Further research led to Rozeske learning to make boots using only hand tools, which is the skill she demonstrates at historical events. She also uses a vintage treadle machine to sew fancy designs on the leather.
“You can sew almost anything with that machine, even fancy designs.” She credits use of the machine for her “learning to become a decent seamstress.”
Showing the work
Rozeske enjoys offering demonstrations of boot making at historical re-enactments and rendezvous, taking part in about 30 shows a year before COVID affected activities over the past couple of years. Now, with her calendar again filling, Rozeske has seen about 6,000 school children this year, averaging about 1,000 children per show.
“This year, there were about 1,000 children at History Fest on McGowan’s Farm (near Mankato) each day,” she said. “And when the school buses leave, the silence is deafening.”
As for the children, they leave with knowledge and a better understanding of history and leather crafts.
“When I portray a 1770s shoemaker, I tell the people, especially children, what it was like to live and work in 1770,” Rozeske said. “My work requires strength—biceps, triceps, shoulder muscles, and back muscles.”
Rozeske makes the shoes right in front of the people, and let’s them handle the equipment that isn’t sharp. Kids usually listen to her warnings.
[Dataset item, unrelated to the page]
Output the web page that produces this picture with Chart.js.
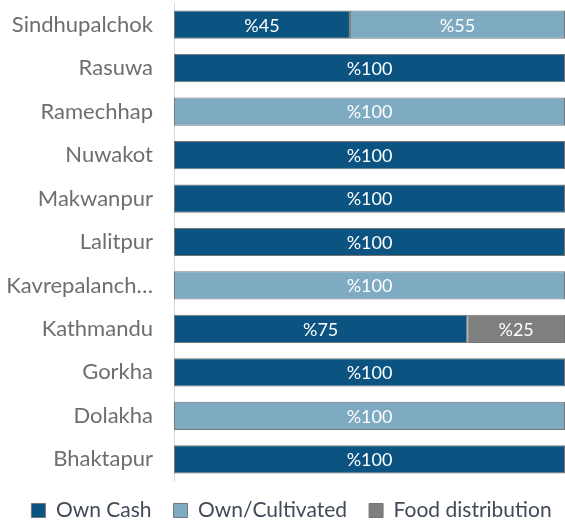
<!DOCTYPE html>
<html>
<head>
<meta charset="utf-8">
<script src="https://cdn.jsdelivr.net/npm/chart.js@4"></script>
<style>
  html, body { margin: 0; padding: 0; background: #fff; }
  #wrap { width: 565px; height: 521px; }
</style>
</head>
<body>
<div id="wrap"><canvas id="foodChart" width="565" height="521"></canvas></div>
<script>
const districts = ['Sindhupalchok', 'Rasuwa', 'Ramechhap', 'Nuwakot', 'Makwanpur', 'Lalitpur',
    'Kavrepalanch…', 'Kathmandu', 'Gorkha', 'Dolakha', 'Bhaktapur'];
const ownCash = [45, 100, 0, 100, 100, 100, 0, 75, 100, 0, 100];
const ownCultivated = [55, 0, 100, 0, 0, 0, 100, 0, 0, 100, 0];
const foodDistribution = [0, 0, 0, 0, 0, 0, 0, 25, 0, 0, 0];

const FONT = "Lato, 'Open Sans', sans-serif";
const LEGEND_PAD = 22;

// write "%NN" in the middle of each non-empty segment
const barLabels = {
    id: 'barLabels',
    afterDatasetsDraw(chart) {
        const ctx = chart.ctx;
        ctx.save();
        ctx.fillStyle = '#ffffff';
        ctx.font = '18px ' + FONT;
        ctx.textAlign = 'center';
        ctx.textBaseline = 'middle';
        chart.data.datasets.forEach((ds, i) => {
            chart.getDatasetMeta(i).data.forEach((bar, j) => {
                const v = ds.data[j];
                if (!v) return;
                const x = (bar.x + bar.base) / 2;
                ctx.fillText('%' + v, x, bar.y + 1);
            });
        });
        ctx.restore();
    }
};

// keep the legend short in height, but wide spacing between items
const legendFix = {
    id: 'legendFix',
    beforeLayout(chart) {
        const lg = chart.legend;
        if (lg && !lg._fitPatched) {
            const fit = lg.fit;
            lg.fit = function () { fit.call(this); this.height = 40; };
            lg._fitPatched = true;
        }
    },
    afterLayout(chart) {
        // legend text centre at about y = 511, nudged a bit right
        const lg = chart.legend;
        lg.top = 511 - LEGEND_PAD - 11;
        lg.bottom = lg.top + 40;
        lg.left += 9;
        lg.right += 9;
    }
};

new Chart(document.getElementById('foodChart').getContext('2d'), {
    type: 'bar',
    data: {
        labels: districts,
        datasets: [
            { label: 'Own Cash', data: ownCash, backgroundColor: '#0b5381' },
            { label: 'Own/Cultivated', data: ownCultivated, backgroundColor: '#7eaac2' },
            { label: 'Food distribution', data: foodDistribution, backgroundColor: '#7f7f7f' }
        ].map(d => Object.assign(d, {
            borderColor: '#767676',
            borderWidth: 1,
            borderSkipped: false,
            categoryPercentage: 0.65,
            barPercentage: 1
        }))
    },
    options: {
        indexAxis: 'y',
        responsive: false,
        animation: false,
        layout: { padding: { top: 3, right: 0, left: 0, bottom: 0 } },
        scales: {
            x: {
                stacked: true,
                min: 0,
                max: 100,
                display: false
            },
            y: {
                stacked: true,
                grid: { display: false },
                border: { color: '#d9d9d9', width: 1 },
                ticks: {
                    color: '#6e6e6e',
                    font: { family: FONT, size: 22 },
                    padding: 13
                },
                afterFit(scale) {
                    scale.paddingTop = 0;
                    scale.paddingBottom = 0;
                    scale.width = 174;
                }
            }
        },
        plugins: {
            legend: {
                position: 'bottom',
                labels: {
                    color: '#404a58',
                    font: { family: FONT, size: 21 },
                    boxWidth: 14,
                    boxHeight: 14,
                    padding: LEGEND_PAD
                }
            },
            tooltip: { enabled: false }
        }
    },
    plugins: [barLabels, legendFix]
});
</script>
</body>
</html>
“Adults are worse—they put their hand on the equipment to see how sharp it is. Children believe you when you tell them it’s sharp. It’s mostly men who say ‘I’m used to handling sharp knives.’” she sighed. “I hate cleaning up blood.”
A permanent exhibit
Rozeske has found a home for some of her work at the non-profit Mankato Makerspace, where she has a permanent exhibit in the textiles room. She also shares her skills in classes with students who bring an idea or a project to the Makerspace, where a leather projects club has been formed.
“Some ladies love doing handbags, and one man makes carry bags for his motorcycle and bicycle,” she said.
Having small feet has led to Rozeske having an unusual, multi-faceted life. She enjoys sharing it with interested people in a variety of ways.